Stated problem |
Take the lines from the head of the listing through the one bearing "yticks = [0, 10, 20, 30, 40, 50, 60]" and copy them exactly, leaving every picture out.

Given information |
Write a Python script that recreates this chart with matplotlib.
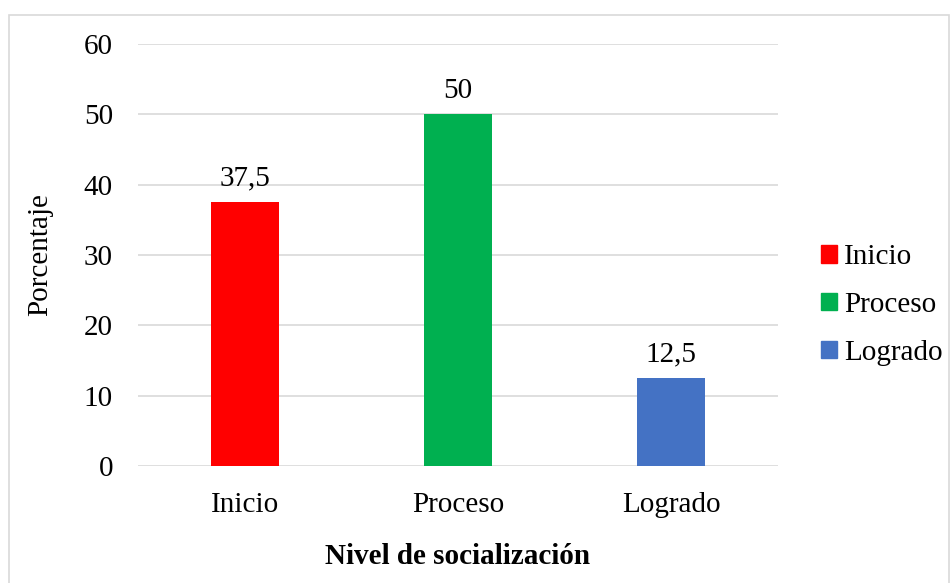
import matplotlib.pyplot as plt
from matplotlib.patches import Rectangle, Patch

categories = ["Inicio", "Proceso", "Logrado"]
values = [37.5, 50, 12.5]
labels = ["37,5", "50", "12,5"]
colors = ["#ff0000", "#00b050", "#4472c4"]
yticks = [0, 10, 20, 30, 40, 50, 60]

plt.rcParams['font.family'] = ['Liberation Serif', 'DejaVu Serif']
fs = 21

fig = plt.figure(figsize=(9.53, 5.83), dpi=100)
# outer chart border
fig.patches.append(Rectangle((9 / 953, -0.01), 940 / 953, 1 - 15 / 583 + 0.01,
                             transform=fig.transFigure, fill=False,
                             edgecolor="#d9d9d9", linewidth=1.2))

ax = fig.add_axes([138 / 953, 1 - 466 / 583, 640 / 953, 422 / 583])
x = list(range(len(categories)))
bars = ax.bar(x, values, width=0.32, color=colors, zorder=3)
for b, lab in zip(bars, labels):
    ax.text(b.get_x() + b.get_width() / 2, b.get_height() + 1.5, lab,
            ha="center", va="bottom", fontsize=fs)

ax.set_xlim(-0.5, 2.5)
ax.set_ylim(0, 60)
ax.set_yticks(yticks)
ax.set_yticklabels([str(t) for t in yticks], fontsize=fs)
ax.set_xticks(x)
ax.set_xticklabels(categories, fontsize=fs)
ax.tick_params(axis="both", length=0)
ax.tick_params(axis="y", pad=18)
ax.tick_params(axis="x", pad=19)
ax.grid(axis="y", color="#d9d9d9", linewidth=1.2, zorder=0)
for s in ax.spines.values():
    s.set_visible(False)

ax.set_xlabel("Nivel de socialización", fontsize=fs, fontweight="bold", labelpad=18)
ax.set_ylabel("Porcentaje", fontsize=fs, labelpad=22)

handles = [Patch(color=c) for c in colors]
fig.legend(handles, categories, loc="center left", bbox_to_anchor=(0.834, 0.477),
           frameon=False, fontsize=fs, handlelength=0.55, handleheight=0.55,
           handletextpad=0.25, labelspacing=0.75)

fig.savefig("out.png", dpi=100)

Problem solution |
Write a Python script that recreates this chart with matplotlib.
import matplotlib.pyplot as plt
from matplotlib.patches import Rectangle, Patch

categories = ["Inicio", "Proceso", "Logrado"]
values = [37.5, 50, 12.5]
labels = ["37,5", "50", "12,5"]
colors = ["#ff0000", "#00b050", "#4472c4"]
yticks = [0, 10, 20, 30, 40, 50, 60]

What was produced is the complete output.